======== RECORDED DATA ========

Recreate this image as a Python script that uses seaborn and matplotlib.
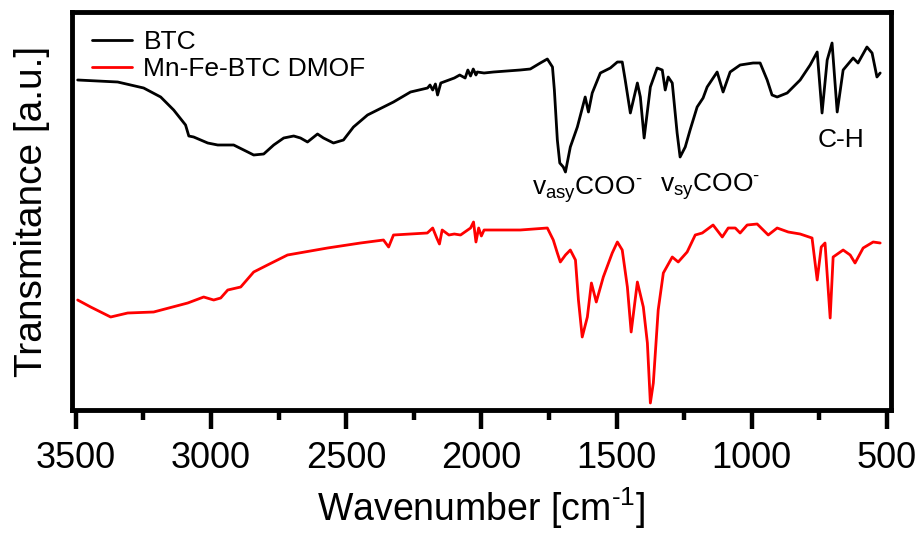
import numpy as np
import pandas as pd
import matplotlib
matplotlib.use("Agg")
import matplotlib.pyplot as plt
import seaborn as sns
from matplotlib.ticker import MultipleLocator

# ---- data ----
btc_wn = [3493, 3345, 3249, 3186, 3138, 3094, 3082, 3064, 3012, 2975, 2916, 2864, 2842,
          2805, 2768, 2731, 2694, 2669, 2643, 2606, 2584, 2547, 2510, 2473, 2421, 2362,
          2325, 2262, 2199, 2190, 2180, 2170, 2162, 2150, 2140, 2120, 2100, 2080, 2060,
          2050, 2040, 2030, 2020, 2015, 1990, 1955, 1856, 1819, 1782, 1756, 1737, 1730,
          1719, 1710, 1697, 1689, 1671, 1645, 1616, 1604, 1590, 1560, 1523, 1497, 1479,
          1468, 1449, 1423, 1412, 1398, 1375, 1350, 1331, 1320, 1309, 1294, 1276, 1265,
          1246, 1228, 1202, 1180, 1165, 1128, 1106, 1080, 1043, 995, 969, 943, 925, 906,
          869, 821, 784, 758, 740, 721, 703, 684, 662, 625, 607, 574, 555, 537, 525]
btc_t = [327, 325, 319, 310, 297, 282, 271, 270, 264, 262, 262, 255, 252,
         253, 262, 269, 271, 269, 265, 273, 269, 264, 267, 280, 292, 300,
         305, 315, 319, 322, 317, 323, 312, 324, 325, 327, 329, 332, 329,
         337, 331, 338, 332, 335, 334, 335, 337, 338, 344, 348, 340, 317,
         267, 244, 240, 235, 260, 280, 310, 295, 314, 334, 339, 345, 345,
         327, 294, 324, 310, 269, 320, 339, 337, 317, 330, 324, 274, 250,
         260, 277, 300, 309, 320, 335, 315, 335, 342, 344, 344, 327, 312, 310,
         314, 327, 342, 355, 294, 347, 364, 295, 337, 349, 344, 360, 354, 330, 334]

dmof_wn = [3493, 3445, 3371, 3308, 3212, 3086, 3027, 2990, 2964, 2938, 2890, 2842, 2791,
           2717, 2569, 2447, 2362, 2343, 2325, 2200, 2180, 2165, 2155, 2145, 2120, 2100,
           2077, 2040, 2029, 2020, 2010, 2000, 1990, 1955, 1856, 1756, 1734, 1719, 1708,
           1689, 1671, 1652, 1641, 1627, 1608, 1593, 1575, 1549, 1516, 1497, 1479, 1460,
           1446, 1423, 1401, 1386, 1375, 1364, 1346, 1327, 1294, 1272, 1239, 1209, 1183,
           1143, 1109, 1087, 1061, 1043, 1017, 980, 939, 906, 865, 821, 777, 758, 743,
           729, 710, 699, 662, 636, 618, 588, 551, 525]
dmof_t = [107, 100, 90, 94, 95, 104, 110, 107, 109, 117, 120, 135, 142,
          152, 159, 164, 167, 160, 172, 174, 179, 169, 163, 177, 172, 173,
          172, 179, 185, 165, 179, 171, 177, 177, 177, 179, 167, 154, 145,
          152, 157, 147, 107, 70, 90, 124, 105, 130, 154, 165, 157, 120,
          75, 125, 100, 64, 4, 24, 97, 134, 150, 145, 155, 172, 174,
          182, 170, 179, 179, 174, 182, 183, 172, 179, 175, 173, 169, 127, 160,
          164, 89, 150, 157, 152, 144, 159, 165, 164]

series_names = ["BTC", "Mn-Fe-BTC DMOF"]
series_colors = ["#000000", "#ff0000"]

# peak labels: (text, wavenumber of left edge, height of baseline)
label_texts = ["v$_{\\mathregular{asy}}$COO$^{\\mathregular{\u2010}}$",
               "v$_{\\mathregular{sy}}$COO$^{\\mathregular{\u2010}}$",
               "C-H"]
label_wn = [1811, 1338, 758]
label_t = [212, 215, 260]

df = pd.concat([
    pd.DataFrame({"wn": btc_wn, "T": btc_t, "sample": series_names[0]}),
    pd.DataFrame({"wn": dmof_wn, "T": dmof_t, "sample": series_names[1]}),
], ignore_index=True)

sns.set_style("ticks")
plt.rcParams["font.family"] = ["Liberation Sans", "DejaVu Sans"]
plt.rcParams["mathtext.fontset"] = "custom"
plt.rcParams["mathtext.rm"] = "Liberation Sans"
plt.rcParams["mathtext.it"] = "Liberation Sans:italic"
plt.rcParams["mathtext.bf"] = "Liberation Sans:bold"
for k in ["text.color", "axes.labelcolor", "xtick.color", "ytick.color", "axes.edgecolor"]:
    plt.rcParams[k] = "black"

fig = plt.figure(figsize=(9.22, 5.33), dpi=100)
ax = fig.add_axes([72 / 922, (533 - 410) / 533, 819 / 922, 398 / 533])

sns.lineplot(data=df, x="wn", y="T", hue="sample", palette=series_colors,
             hue_order=series_names, estimator=None, sort=True,
             linewidth=2.0, ax=ax)

ax.set_xlim(3514, 485)
ax.set_ylim(-3, 395)
ax.xaxis.set_major_locator(MultipleLocator(500))
ax.xaxis.set_minor_locator(MultipleLocator(250))
ax.set_yticks([])
ax.tick_params(axis="x", which="major", direction="out", length=14, width=3.2,
               labelsize=26, pad=8, colors="black")
ax.tick_params(axis="x", which="minor", direction="out", length=7, width=3.2,
               colors="black")
for sp in ax.spines.values():
    sp.set_visible(True)
    sp.set_linewidth(3.5)
    sp.set_color("black")

ax.set_xlabel("Wavenumber [cm$^{\\mathregular{\u2010}1}$]", fontsize=27, labelpad=7)
ax.set_ylabel("Transmitance [a.u.]", fontsize=28, labelpad=16)

leg = ax.legend(loc="upper left", frameon=False, fontsize=19, handlelength=1.5,
                handletextpad=0.45, borderaxespad=0.2, labelspacing=0.12,
                bbox_to_anchor=(0.005, 0.995))
for line in leg.get_lines():
    line.set_linewidth(2.0)

for txt, xw, yt in zip(label_texts, label_wn, label_t):
    ax.text(xw, yt, txt, fontsize=19, ha="left", va="baseline")

fig.savefig("out.png", dpi=100)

========

● TASK STATEMENT: Exactly as written, please give again the lines from the beginning of the listing through the line containing "from matplotlib.ticker import MultipleLocator", inclusive, without any pictures.

● SOLVED EXERCISE:
Recreate this image as a Python script that uses seaborn and matplotlib.
import numpy as np
import pandas as pd
import matplotlib
matplotlib.use("Agg")
import matplotlib.pyplot as plt
import seaborn as sns
from matplotlib.ticker import MultipleLocator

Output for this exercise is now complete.